The photographer filed a lawsuit in April 2017, nearly three years after first discovering the image. The Plaintiff brought a motion for sanctions for the alleged failure of the Defendant to save a “native copy” of the photo that the Plaintiff demanded to be removed. The Plaintiff claimed that by not preserving a copy of the photo, the Defendant “destroyed” any metadata with copyright management information was in the file. The Plaintiff sought an adverse inference that the Defendant infringed his copyright and deleted copyright management information. Philpot, at *9-10.
Federal Rule of Civil Procedure Rule 37(e) governs sanctions for lost electronically stored information. If ESI should have been preserved is lost, a Court “may order measures no greater than necessary to cure the prejudice.” Alternatively, if a Court finds that a party acted with the intent to deprive a party of that ESI, a Court can order adverse inference instructions, dismiss the action, or enter a default judgment.” Philpot, at *10-11, discussing Fed. R. Civ. P. 37(e)(1) and (2).
The Court rejected the Plaintiff’s arguments. First, the Plaintiff did not threaten litigation in his April 2014 cease and desist letter. As such, the Court could not find the Defendant had a duty to preserve the photo. Moreover, the Plaintiff did not demonstrate that the Defendant knew the file contained relevant information for the Plaintiff’s copyright claim. Philpot, at *11-12. Second, there was no evidence of what information could have been learned from the photo that could have been relevant to the lawsuit that was not already available to the Plaintiff.
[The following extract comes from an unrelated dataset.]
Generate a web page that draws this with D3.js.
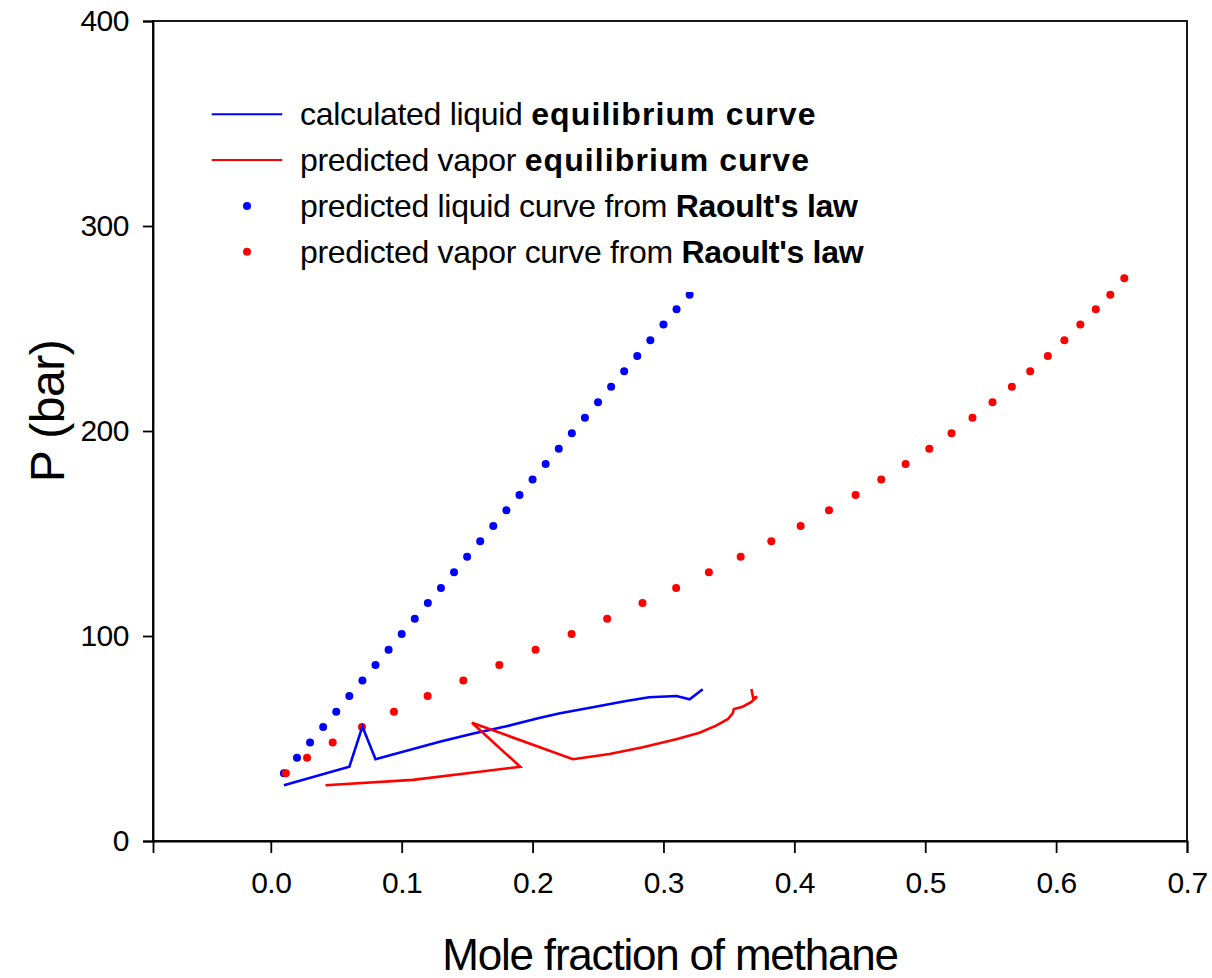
<!DOCTYPE html>
<html>
<head>
<meta charset="utf-8">
<script src="https://cdn.jsdelivr.net/npm/d3@7"></script>
<style>
  body { margin: 0; background: #fff; }
  text { font-family: "Liberation Sans", Arial, sans-serif; }
</style>
</head>
<body>
<svg width="1212" height="978"></svg>
<script>
// Raoult's law dots: pressure levels shared by both dotted series
const raoultP = [33.0, 40.6, 48.1, 55.6, 63.1, 70.7, 78.3, 85.9, 93.3, 101.0, 108.4, 116.1,
  123.4, 131.1, 138.7, 146.2, 153.7, 161.3, 168.8, 176.4, 183.9, 191.4, 198.9, 206.5,
  214.0, 221.6, 229.1, 236.6, 244.3, 251.9, 259.4, 266.5, 274.5];
const raoultLiquidX = [0.01, 0.02, 0.03, 0.04, 0.05, 0.06, 0.07, 0.08, 0.09, 0.10, 0.11, 0.12,
  0.13, 0.14, 0.15, 0.16, 0.17, 0.18, 0.19, 0.20, 0.21, 0.22, 0.23, 0.24,
  0.25, 0.26, 0.27, 0.28, 0.29, 0.30, 0.31, 0.32, 0.33];
const raoultVaporX = [0.0115, 0.0277, 0.0473, 0.0697, 0.0941, 0.1198, 0.1471, 0.1746, 0.2023,
  0.2298, 0.2570, 0.2840, 0.3097, 0.3347, 0.3590, 0.3824, 0.4048, 0.4265, 0.4468, 0.4664,
  0.4850, 0.5031, 0.5201, 0.5361, 0.5514, 0.5662, 0.5802, 0.5937, 0.6063, 0.6185, 0.6303,
  0.6414, 0.6521];

// calculated liquid equilibrium curve
const liquidX = [0.01, 0.06, 0.07, 0.08, 0.129, 0.154, 0.18, 0.205, 0.221, 0.246, 0.2715, 0.289, 0.31, 0.32, 0.33];
const liquidP = [27.2, 36.2, 55.8, 39.9, 48.4, 52.3, 56.0, 60.0, 62.3, 65.2, 68.3, 70.1, 70.7, 69.1, 74.0];

// predicted vapor equilibrium curve
const vaporX = [0.0418, 0.1086, 0.1595, 0.1906, 0.1537, 0.2308, 0.2588, 0.2842, 0.3097, 0.3275,
  0.3402, 0.3491, 0.3529, 0.3538, 0.3605, 0.3669, 0.3715, 0.3685, 0.3672];
const vaporP = [27.2, 29.8, 33.8, 36.2, 57.7, 39.9, 42.4, 45.7, 49.6, 52.8,
  56.3, 59.4, 62.3, 64.4, 65.5, 67.7, 70.4, 69.8, 74.1];

const xTicks = [0.0, 0.1, 0.2, 0.3, 0.4, 0.5, 0.6, 0.7];
const yTicks = [0, 100, 200, 300, 400];

const legendItems = [
  { kind: 'line', color: '#0000ff', plain: 'calculated liquid ', bold: 'equilibrium curve' },
  { kind: 'line', color: '#ff0000', plain: 'predicted vapor ', bold: 'equilibrium curve' },
  { kind: 'dot', color: '#0000ff', plain: 'predicted liquid curve from ', bold: "Raoult's law" },
  { kind: 'dot', color: '#ff0000', plain: 'predicted vapor curve from ', bold: "Raoult's law" }
];

const margin = { top: 21, right: 25, bottom: 137, left: 153 };
const width = 1212 - margin.left - margin.right;
const height = 978 - margin.top - margin.bottom;

const svg = d3.select('svg');
const g = svg.append('g').attr('transform', `translate(${margin.left},${margin.top})`);

const x = d3.scaleLinear().domain([-0.09, 0.7]).range([0, width]);
const y = d3.scaleLinear().domain([0, 400]).range([height, 0]);

const toPts = (xs, ys) => xs.map((d, i) => [d, ys[i]]);
const line = d3.line().x(d => x(d[0])).y(d => y(d[1]));

// dots
g.append('g').selectAll('circle')
  .data(toPts(raoultLiquidX, raoultP))
  .join('circle')
  .attr('cx', d => x(d[0]))
  .attr('cy', d => y(d[1]))
  .attr('r', 4)
  .attr('fill', '#0000ff');

g.append('g').selectAll('circle')
  .data(toPts(raoultVaporX, raoultP))
  .join('circle')
  .attr('cx', d => x(d[0]))
  .attr('cy', d => y(d[1]))
  .attr('r', 4)
  .attr('fill', '#ff0000');

g.append('path')
  .datum(toPts(liquidX, liquidP))
  .attr('d', line)
  .attr('fill', 'none')
  .attr('stroke', '#0000ff')
  .attr('stroke-width', 2.6);

g.append('path')
  .datum(toPts(vaporX, vaporP))
  .attr('d', line)
  .attr('fill', 'none')
  .attr('stroke', '#ff0000')
  .attr('stroke-width', 2.6);

// frame
g.append('rect')
  .attr('width', width)
  .attr('height', height)
  .attr('fill', 'none')
  .attr('stroke', '#000')
  .attr('stroke-width', 1.8);

// axes
const xAxis = g.append('g')
  .attr('transform', `translate(0,${height})`)
  .call(d3.axisBottom(x).tickValues(xTicks).tickFormat(d3.format('.1f')).tickSize(12).tickPadding(10));
const yAxis = g.append('g')
  .call(d3.axisLeft(y).tickValues(yTicks).tickSize(10).tickPadding(14));

[xAxis, yAxis].forEach(a => {
  a.select('.domain').attr('stroke-width', 1.8);
  a.selectAll('.tick line').attr('stroke-width', 1.8);
  a.selectAll('.tick text')
    .attr('font-size', 30)
    .attr('font-family', '"Liberation Sans", Arial, sans-serif')
    .attr('letter-spacing', -0.5)
    .attr('fill', '#000');
});
xAxis.selectAll('.tick text').attr('dy', '1.0em');

// legend with opaque background
const legend = svg.append('g');
legend.append('rect')
  .attr('x', 200).attr('y', 88)
  .attr('width', 670).attr('height', 204)
  .attr('fill', '#fff');

const rowY = [114.3, 160, 206, 251.7];
legendItems.forEach((item, i) => {
  const row = legend.append('g').attr('transform', `translate(0,${rowY[i]})`);
  if (item.kind === 'line') {
    row.append('line')
      .attr('x1', 211.7).attr('x2', 282.3)
      .attr('stroke', item.color).attr('stroke-width', 2);
  } else {
    row.append('circle').attr('cx', 247).attr('r', 4).attr('fill', item.color);
  }
  const t = row.append('text')
    .attr('x', 300).attr('y', 11)
    .attr('font-size', 32)
    .attr('letter-spacing', -0.3)
    .attr('fill', '#000');
  t.append('tspan').text(item.plain);
  t.append('tspan')
    .attr('font-weight', 'bold')
    .attr('letter-spacing', item.kind === 'line' ? 1.1 : -0.3)
    .text(item.bold);
});

// axis titles
svg.append('text')
  .attr('x', 670)
  .attr('y', 970)
  .attr('text-anchor', 'middle')
  .attr('font-size', 44)
  .attr('letter-spacing', -1.2)
  .text('Mole fraction of methane');

svg.append('text')
  .attr('transform', 'translate(64,411) rotate(-90)')
  .attr('text-anchor', 'middle')
  .attr('font-size', 48)
  .attr('letter-spacing', -0.5)
  .text('P (bar)');
</script>
</body>
</html>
The Plaintiff claimed that image file would provide him more information about the absence of the copyright management information. That was not enough to support a sanctions claim. The Court described the Plaintiff’s argument would create a variation on res ipsa loquitur, where posting an image “without copyright management information speaks for itself — that the posting party must have removed it.” Philpot, at *13-14.
The Court accordingly denied the Plaintiff’s motion.
Bow Tie Thoughts
The main issues in any case with the destruction of ESI are whether there was a duty to preserve and then whether a party acted with the intent to deprive. In this case, there was no real discussion of the intent to deprive, as the Defendant responded to a cease and desist letter by removing the image from their website. There also was not an overt threat that litigation was threatened, so the Defendants arguably were not under a duty to preserve the information.
One issue for many parties who have a duty to preserve, is for how long they have to maintain a litigation hold. The lawsuit in this case was filed nearly three years after the image was discovered on the website. While this was just one image, cases where there could be multiple custodians with a large volume of email could get very burdensome to preserve while waiting for a statute of limitations to expire.